Here comes an even better part. Distributing it with an empty cache, the whole thing is ~1.5GB. No joking - 1.5GB. Right now we have some significant holes in the data coverage, so I could see that easily going up a little past 2GB. Once on a hard drive and running the size will start to grow as the tile caches build (I set a max HD size of 20GB), but this whole application can easily be distributed on a DVD, USB thumb drive, or via FTP.

The advantages of this type of delivery system are many:

It's tiny. Easy to distribute.
It runs on minimal hardware. No extra hardware purchases are necessary - it can run on a spare workstation.
No admin (hardware, database, web server, etc.) knowledge by the end user necessary.
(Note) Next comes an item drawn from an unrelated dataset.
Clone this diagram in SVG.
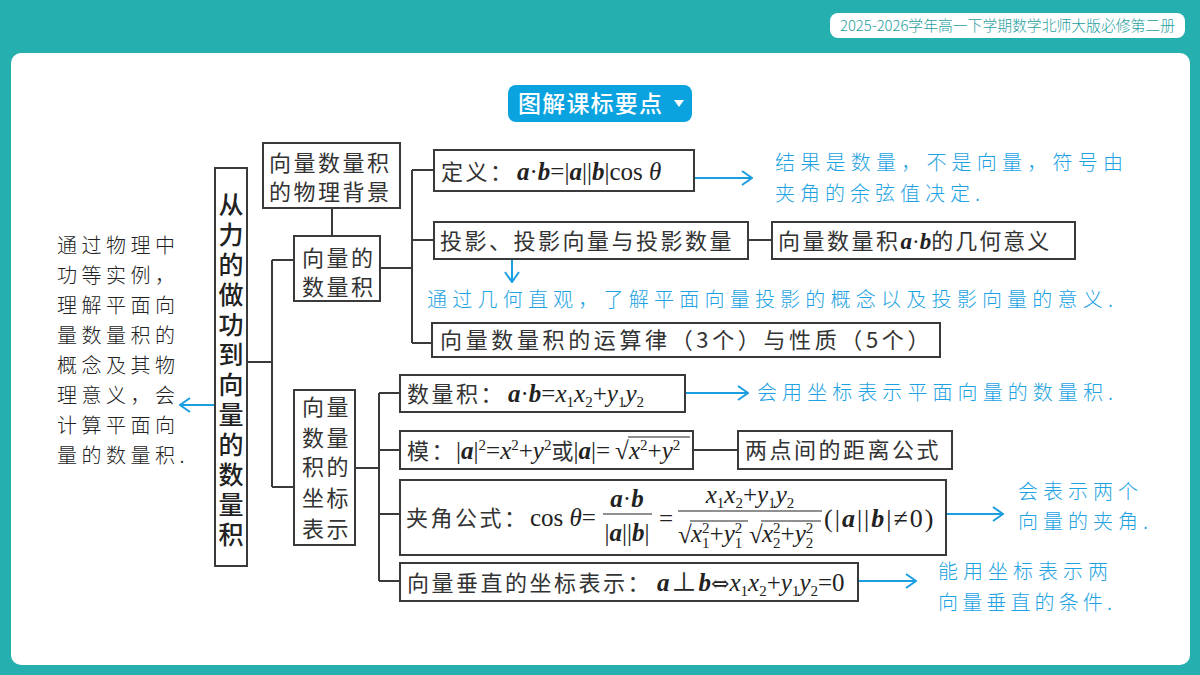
<svg xmlns="http://www.w3.org/2000/svg" width="1200" height="675" viewBox="0 0 1200 675">
<defs>
<style>
.box{fill:#fff;stroke:#3a3a3a;stroke-width:2}
.ln{fill:none;stroke:#3a3a3a;stroke-width:2}
.bl{fill:none;stroke:#1a9ee0;stroke-width:2}
.cn{font-family:"Noto Sans CJK SC","Noto Sans",sans-serif;font-size:22px;fill:#333;letter-spacing:2.5px}
.m{font-family:"Liberation Serif","Noto Sans CJK SC",serif;font-size:25px;fill:#222;letter-spacing:0}
.bi{font-weight:bold;font-style:italic}
.it{font-style:italic}
.s{font-size:15px}
.hw{font-family:"Noto Sans CJK SC",sans-serif;font-size:20px;fill:#1ca2e2;font-weight:300}
.hk{font-family:"Noto Sans CJK SC",sans-serif;font-size:20px;fill:#222;letter-spacing:4.5px;font-weight:300}
.rad{stroke:#222;stroke-width:1.2}
</style>
<marker id="ah" viewBox="0 0 12 16" markerWidth="12" markerHeight="16" refX="11" refY="8" orient="auto" markerUnits="userSpaceOnUse">
<path d="M1,1 L11,8 L1,15" fill="none" stroke="#1a9ee0" stroke-width="2"/>
</marker>
</defs>

<!-- frame -->
<rect x="0" y="0" width="1200" height="675" fill="#25afae"/>
<rect x="11" y="53" width="1179" height="612" rx="10" fill="#fff"/>
<rect x="830" y="13" width="355" height="25" rx="8" fill="#fff"/>
<text x="840" y="31" font-family="Noto Sans CJK SC,sans-serif" font-size="14.5" font-weight="300" fill="#1e9e9e" textLength="335" lengthAdjust="spacingAndGlyphs">2025-2026学年高一下学期数学北师大版必修第二册</text>

<g id="title">
<rect x="508" y="85" width="184" height="37" rx="8" fill="#0aa3e0"/>
<text x="518" y="112" font-family="Noto Sans CJK SC,sans-serif" font-size="23" font-weight="500" fill="#fff" letter-spacing="1.2">图解课标要点</text>
<polygon points="674,100 684,100 679,107" fill="#fff"/>
</g>

<!-- connectors -->
<g id="connectors">
<path class="ln" d="M247,362 H272 M272,260 V487 M272,260 H294 M272,487 H294"/>
<path class="ln" d="M332,208 V236"/>
<path class="ln" d="M380,268 H412 M412,170 V343 M412,170 H434 M412,240 H434 M412,343 H432"/>
<path class="ln" d="M748,240 H772"/>
<path class="ln" d="M355,468 H379 M379,393 V581 M379,393 H400 M379,450 H400 M379,514 H400 M379,581 H400"/>
<path class="ln" d="M693,450 H738"/>
<line class="bl" x1="214" y1="405" x2="180" y2="405" marker-end="url(#ah)"/>
<line class="bl" x1="694" y1="178" x2="752" y2="178" marker-end="url(#ah)"/>
<line class="bl" x1="512" y1="259" x2="512" y2="282" marker-end="url(#ah)"/>
<line class="bl" x1="685" y1="393" x2="748" y2="393" marker-end="url(#ah)"/>
<line class="bl" x1="946" y1="514" x2="1003" y2="514" marker-end="url(#ah)"/>
<line class="bl" x1="858" y1="581" x2="916" y2="581" marker-end="url(#ah)"/>
</g>

<g id="root">
<rect class="box" x="215" y="168" width="32" height="398"/>
<text x="231" y="192" writing-mode="vertical-rl" font-family="Noto Sans CJK SC,sans-serif" font-size="25" font-weight="500" fill="#222" letter-spacing="5">从力的做功到向量的数量积</text>
</g>

<g id="goal-left">
<text class="hk"><tspan x="57" y="253">通过物理中</tspan><tspan x="57" dy="30">功等实例，</tspan><tspan x="57" dy="30">理解平面向</tspan><tspan x="57" dy="30">量数量积的</tspan><tspan x="57" dy="30">概念及其物</tspan><tspan x="57" dy="30">理意义，会</tspan><tspan x="57" dy="30">计算平面向</tspan><tspan x="57" dy="30">量的数量积.</tspan></text>
</g>

<g id="physics">
<rect class="box" x="263" y="143" width="137" height="65"/>
<text class="cn"><tspan x="269" y="171">向量数量积</tspan><tspan x="269" y="200">的物理背景</tspan></text>
</g>

<g id="dot-product">
<rect class="box" x="294" y="236" width="86" height="65"/>
<text class="cn"><tspan x="302" y="266">向量的</tspan><tspan x="302" y="295">数量积</tspan></text>
</g>

<g id="definition">
<rect class="box" x="434" y="150" width="260" height="41"/>
<text x="441" y="180"><tspan class="cn">定义：</tspan><tspan class="m bi" x="517">a</tspan><tspan class="m">·</tspan><tspan class="m bi">b</tspan><tspan class="m">=|</tspan><tspan class="m bi">a</tspan><tspan class="m">||</tspan><tspan class="m bi">b</tspan><tspan class="m">|cos </tspan><tspan class="m it">θ</tspan></text>
</g>
<text id="note-def" class="hw"><tspan x="775" y="170" textLength="348">结果是数量，不是向量，符号由</tspan><tspan x="775" y="201" textLength="205">夹角的余弦值决定.</tspan></text>

<g id="projection">
<rect class="box" x="434" y="222" width="314" height="37"/>
<text class="cn" x="440" y="249">投影、投影向量与投影数量</text>
</g>
<g id="geometric">
<rect class="box" x="772" y="222" width="303" height="37"/>
<text x="778" y="249"><tspan class="cn">向量数量积</tspan><tspan class="m bi" style="font-size:23px">a</tspan><tspan class="m" style="font-size:23px">·</tspan><tspan class="m bi" style="font-size:23px">b</tspan><tspan class="cn" style="letter-spacing:2px">的几何意义</tspan></text>
</g>
<text id="note-proj" class="hw" x="427" y="307" textLength="686">通过几何直观，了解平面向量投影的概念以及投影向量的意义.</text>

<g id="laws">
<rect class="box" x="432" y="323" width="508" height="34"/>
<text class="cn" x="440" y="348" textLength="492">向量数量积的运算律（3个）与性质（5个）</text>
</g>

<g id="coord">
<rect class="box" x="294" y="390" width="61" height="155"/>
<text class="cn"><tspan x="302" y="415">向量</tspan><tspan x="302" y="446">数量</tspan><tspan x="302" y="475">积的</tspan><tspan x="302" y="506">坐标</tspan><tspan x="302" y="537">表示</tspan></text>
</g>

<g id="coord-dot">
<rect class="box" x="400" y="375" width="285" height="37"/>
<text x="407" y="402"><tspan class="cn">数量积：</tspan><tspan class="m bi" x="508">a</tspan><tspan class="m">·</tspan><tspan class="m bi">b</tspan><tspan class="m">=</tspan><tspan class="m it">x</tspan><tspan class="m s" dy="5">1</tspan><tspan class="m it" dy="-5">x</tspan><tspan class="m s" dy="5">2</tspan><tspan class="m" dy="-5">+</tspan><tspan class="m it">y</tspan><tspan class="m s" dy="5">1</tspan><tspan class="m it" dy="-5">y</tspan><tspan class="m s" dy="5">2</tspan></text>
</g>
<text id="note-dot" class="hw" x="757" y="400" textLength="356">会用坐标表示平面向量的数量积.</text>

<g id="modulus">
<rect class="box" x="400" y="431" width="293" height="38"/>
<text x="407" y="459"><tspan class="cn">模：</tspan><tspan class="m" x="456">|</tspan><tspan class="m bi">a</tspan><tspan class="m">|</tspan><tspan class="m s" dy="-9">2</tspan><tspan class="m" dy="9">=</tspan><tspan class="m it">x</tspan><tspan class="m s" dy="-9">2</tspan><tspan class="m" dy="9">+</tspan><tspan class="m it">y</tspan><tspan class="m s" dy="-9">2</tspan><tspan class="cn" dy="9" style="letter-spacing:0">或</tspan><tspan class="m">|</tspan><tspan class="m bi">a</tspan><tspan class="m">|=</tspan><tspan class="m" x="615">√</tspan><tspan class="m it" x="629">x</tspan><tspan class="m s" dy="-9">2</tspan><tspan class="m" dy="9">+</tspan><tspan class="m it">y</tspan><tspan class="m s" dy="-9">2</tspan></text>
<line class="rad" x1="628" y1="437" x2="690" y2="437"/>
</g>
<g id="distance">
<rect class="box" x="738" y="431" width="214" height="38"/>
<text class="cn" x="745" y="458">两点间的距离公式</text>
</g>

<g id="angle">
<rect class="box" x="400" y="480" width="546" height="75"/>
<text class="cn" x="406" y="526">夹角公式：</text>
<text class="m" x="530" y="526">cos <tspan class="it">θ</tspan>=</text>
<text class="m" x="627" y="507" text-anchor="middle"><tspan class="bi">a</tspan>·<tspan class="bi">b</tspan></text>
<line class="rad" x1="603" y1="514" x2="652" y2="514" stroke-width="1.4"/>
<text class="m" x="627" y="541" text-anchor="middle">|<tspan class="bi">a</tspan>||<tspan class="bi">b</tspan>|</text>
<text class="m" x="659" y="527">=</text>
<text class="m" x="750" y="503" text-anchor="middle"><tspan class="it">x</tspan><tspan class="s" dy="5">1</tspan><tspan class="it" dy="-5">x</tspan><tspan class="s" dy="5">2</tspan><tspan dy="-5">+</tspan><tspan class="it">y</tspan><tspan class="s" dy="5">1</tspan><tspan class="it" dy="-5">y</tspan><tspan class="s" dy="5">2</tspan></text>
<line class="rad" x1="678" y1="511" x2="822" y2="511" stroke-width="1.4"/>
<text class="m" x="678" y="543">√</text>
<text class="m" x="691" y="542"><tspan class="it">x</tspan><tspan class="s" dy="-9">2</tspan><tspan class="s" dx="-7.5" dy="15">1</tspan><tspan dy="-6">+</tspan><tspan class="it">y</tspan><tspan class="s" dy="-9">2</tspan><tspan class="s" dx="-7.5" dy="15">1</tspan></text>
<text class="m" x="749" y="543">√</text>
<text class="m" x="762" y="542"><tspan class="it">x</tspan><tspan class="s" dy="-9">2</tspan><tspan class="s" dx="-7.5" dy="15">2</tspan><tspan dy="-6">+</tspan><tspan class="it">y</tspan><tspan class="s" dy="-9">2</tspan><tspan class="s" dx="-7.5" dy="15">2</tspan></text>
<line class="rad" x1="690" y1="521" x2="748" y2="521"/>
<line class="rad" x1="761" y1="521" x2="821" y2="521"/>
<text class="m" x="824" y="527" style="font-size:26px;letter-spacing:2px">(|<tspan class="bi">a</tspan>||<tspan class="bi">b</tspan>|≠0)</text>
</g>
<text id="note-angle" class="hw"><tspan x="1018" y="499" textLength="120">会表示两个</tspan><tspan x="1018" y="529" textLength="130">向量的夹角.</tspan></text>

<g id="perp">
<rect class="box" x="400" y="563" width="458" height="38"/>
<text x="407" y="591"><tspan class="cn">向量垂直的坐标表示：</tspan><tspan class="m bi" x="657">a</tspan><tspan class="m" dx="2">⊥</tspan><tspan class="m bi" dx="2">b</tspan><tspan class="m" style="font-family:'DejaVu Serif',serif;font-size:22px">⇔</tspan><tspan class="m it">x</tspan><tspan class="m s" dy="5">1</tspan><tspan class="m it" dy="-5">x</tspan><tspan class="m s" dy="5">2</tspan><tspan class="m" dy="-5">+</tspan><tspan class="m it">y</tspan><tspan class="m s" dy="5">1</tspan><tspan class="m it" dy="-5">y</tspan><tspan class="m s" dy="5">2</tspan><tspan class="m" dy="-5">=0</tspan></text>
</g>
<text id="note-perp" class="hw"><tspan x="938" y="579" textLength="170">能用坐标表示两</tspan><tspan x="938" y="610" textLength="174">向量垂直的条件.</tspan></text>
</svg>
Just fire it up.
Updates are a piece of cake - just make a new VM applicance image and distribute.
Support is a piece of cake. If it borks, just hit the stop button, followed by the play button. If a local linux hacker gets creative and really borks it, just delete the VM applicance and replace it with a fresh copy. The only time we have to get involved is if we botched some code in the application itself, which never happens. Really.
It can run on as many machines as you want it to. The host can be anything that runs VMware Player (Linux, Windows).
The virtual appliance is 100%, absolutely, no-holds-barred free. As in beer and freedom. VMware Player and Server are not open source, but they are free in terms of cost.

On top of these architectural advantages, our team member that wrote the application did a superb job. Event management, PDF reports, anaysis, great user interface, etc. - top notch. I introduced him to OpenLayers and PostGIS, wrote some basic web services for him in PHP, and he was off to the races. Now I get to steal his code for some other projects (sssh!).

One gotcha that threw me for a bit was an issue with the MAC address. VMware by default gives a guest instance a MAC address generated in a particular range based on the host. Ubuntu, however, caches the MAC address of its eth interfaces in /etc/udev/rules.d/70-persistent-net.rules. So when you give the virtual image to somebody else, their VMware generates another MAC for eth0, and Ubuntu will then cache the new MAC address as eth1 (2, 3, etc.). But since there is no eth1, you get no network connection. The trick is to force a persistent MAC address in the VMX file like this (filling it in the x’s however you want):

ethernet0.addressType = "static" ethernet0.address = "00:50:56:xx:xx:xx"

Then edit the /etc/udev/rules.d/70-persistent-net.rules file to only have eth0 and fill in the MAC address with the one you specified.

This type of architectural approach won’t work for every project, but if it will meet your needs, I highly recommend trying a virtual appliance solution, with Ubuntu JeOS being a good place to start. This approach has worked out great for this project, and given the requirements I don’t think any other approach would have. If you have any more detailed questions on setting up a VMware Ubuntu JeOS image like this, feel free to ask or check out the Ubuntu JeOS community help page.